The story continued with an angry Jewish leader in the mob, named Saul. He soon went on a rampage to arrest Christians. On Saul’s way to Damascus, some 200 miles north, Jesus appeared to Saul in a blinding light. The Christian-hater became a Christian, taking on the new name “Paul.” A few years later, Paul found himself in the same position as Stephen, being stoned for his faith while visiting in Lystra (in today’s Turkey). His enemies dragged him outside the city as if dead (Acts 14). It’s believed Paul then visited Heaven. But this experience was so precious that he dared not say it was his. Instead, he said it came to “a man in Christ.” Paul wrote: “I know a man in Christ who fourteen years ago was caught up to the third heaven. Whether it was in the body or out of the body I do not know—God knows. And I know that this man—whether in the body or apart from the body I do not know, but God knows—was caught up to Paradise. He heard inexpressible things, things that man is not permitted to tell” (2 Cor. 12:2-5).

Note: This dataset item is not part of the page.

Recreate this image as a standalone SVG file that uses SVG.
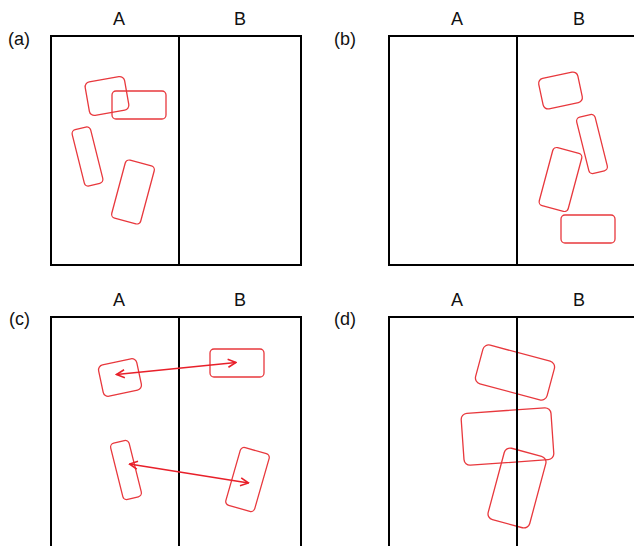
<svg xmlns="http://www.w3.org/2000/svg" width="634" height="546" viewBox="0 0 634 546">
<style>
.lbl{font-family:"Liberation Sans",Arial,sans-serif;font-size:18px;fill:#111;text-anchor:middle}
.tag{font-family:"Liberation Sans",Arial,sans-serif;font-size:18px;fill:#111}
.frame{fill:none;stroke:#000;stroke-width:2}
.div{stroke:#000;stroke-width:2}
.obj{fill:none;stroke:#e8383d;stroke-width:1.3}
.conn{fill:none;stroke:#e8202a;stroke-width:1.6}
</style>
<defs>
<marker id="ah" viewBox="0 0 10 10" refX="9" refY="5" markerWidth="10" markerHeight="10" markerUnits="userSpaceOnUse" orient="auto-start-reverse">
<path d="M1,1 L9,5 L1,9" fill="none" stroke="#e8202a" stroke-width="1.6"/>
</marker>
</defs>
<rect width="634" height="546" fill="#fff"/>

<g id="panel-a">
<text class="tag" x="8" y="45">(a)</text>
<text class="lbl" x="119" y="25">A</text>
<text class="lbl" x="240" y="25">B</text>
<g id="a-obj1"><rect class="obj" x="-20" y="-17" width="40" height="34" rx="5" transform="translate(107 96) rotate(-10)"/></g>
<g id="a-obj2"><rect class="obj" x="112" y="91" width="54" height="28" rx="4"/></g>
<g id="a-obj3"><rect class="obj" x="-9.5" y="-29" width="19" height="58" rx="4" transform="translate(87.5 156.5) rotate(-14)"/></g>
<g id="a-obj4"><rect class="obj" x="-15" y="-30" width="30" height="60" rx="4" transform="translate(133 192) rotate(15)"/></g>
<rect class="frame" x="51" y="36" width="250" height="229"/>
<line class="div" x1="179" y1="36" x2="179" y2="265"/>
</g>

<g id="panel-b">
<text class="tag" x="334" y="45">(b)</text>
<text class="lbl" x="457" y="25">A</text>
<text class="lbl" x="579" y="25">B</text>
<g id="b-obj1"><rect class="obj" x="-20" y="-15.5" width="40" height="31" rx="5" transform="translate(560.5 90.5) rotate(-12)"/></g>
<g id="b-obj2"><rect class="obj" x="-9.5" y="-29" width="19" height="58" rx="4" transform="translate(592 144) rotate(-14)"/></g>
<g id="b-obj3"><rect class="obj" x="-15" y="-30" width="30" height="60" rx="4" transform="translate(560.5 179.5) rotate(15)"/></g>
<g id="b-obj4"><rect class="obj" x="561" y="215" width="54" height="28" rx="4"/></g>
<rect class="frame" x="389" y="36" width="260" height="229"/>
<line class="div" x1="517" y1="36" x2="517" y2="265"/>
</g>

<g id="panel-c">
<text class="tag" x="9" y="325">(c)</text>
<text class="lbl" x="119" y="306">A</text>
<text class="lbl" x="240" y="306">B</text>
<g id="c-obj1"><rect class="obj" x="-19.5" y="-16" width="39" height="32" rx="5" transform="translate(120 377.5) rotate(-12)"/></g>
<g id="c-obj2"><rect class="obj" x="210" y="349" width="54" height="28" rx="4"/></g>
<g id="c-obj3"><rect class="obj" x="-9.5" y="-29" width="19" height="58" rx="4" transform="translate(126 470) rotate(-14)"/></g>
<g id="c-obj4"><rect class="obj" x="-15" y="-30" width="30" height="60" rx="4" transform="translate(247.5 479.5) rotate(16)"/></g>
<rect class="frame" x="51" y="317" width="250" height="240"/>
<line class="div" x1="179" y1="317" x2="179" y2="546"/>
</g>

<g id="panel-d">
<text class="tag" x="334" y="325">(d)</text>
<text class="lbl" x="457" y="306">A</text>
<text class="lbl" x="579" y="306">B</text>
<g id="d-obj1"><rect class="obj" x="-37" y="-20" width="74" height="40" rx="6" transform="translate(515 372.5) rotate(15)"/></g>
<g id="d-obj2"><rect class="obj" x="-45" y="-26" width="90" height="52" rx="6" transform="translate(507.5 436.5) rotate(-4)"/></g>
<g id="d-obj3"><rect class="obj" x="-21.5" y="-37" width="43" height="74" rx="6" transform="translate(517 488) rotate(15)"/></g>
<rect class="frame" x="389" y="317" width="260" height="240"/>
<line class="div" x1="517" y1="317" x2="517" y2="546"/>
</g>

<g id="connectors">
<line class="conn" x1="116.5" y1="374.5" x2="236" y2="362.5" marker-start="url(#ah)" marker-end="url(#ah)"/>
<line class="conn" x1="129.5" y1="464" x2="248.5" y2="483" marker-start="url(#ah)" marker-end="url(#ah)"/>
</g>
</svg>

Paul honored the sacred “curtain” between earth and Heaven by referring to “inexpressible things that man is not permitted to tell.” What Paul heard and experienced in “the third heaven” (God’s dwelling place) was too sacred to re-tell on earth. In another church letter, Paul wrote that “we fix our eyes not on what is seen, but on what is unseen. For what is seen is temporary, but what is unseen is eternal” (2 Cor. 4:18).
For now, Heaven’s windows are covered. The eternal is unseen. But that won’t always be the case. Some day, God will take the covering off that window that obscures full understanding. We’ll see and experience Heaven in all its beauty and bliss. The light of His glory will make everything clear. What a day that will be!
Prayer: Lord, I trust Your wisdom in obscuring the details of Heaven for now, and for giving me the hope that someday I will see You face to face! Amen.
(1) Catherine Marshall, To Live Again (New York: McGraw Hill, 1957), p. 191.(2) Don Piper with Cecil Murphey, Ninety Minutes in Heaven (Grand Rapids, Mich: Revell, 2004), pp. 33, 194.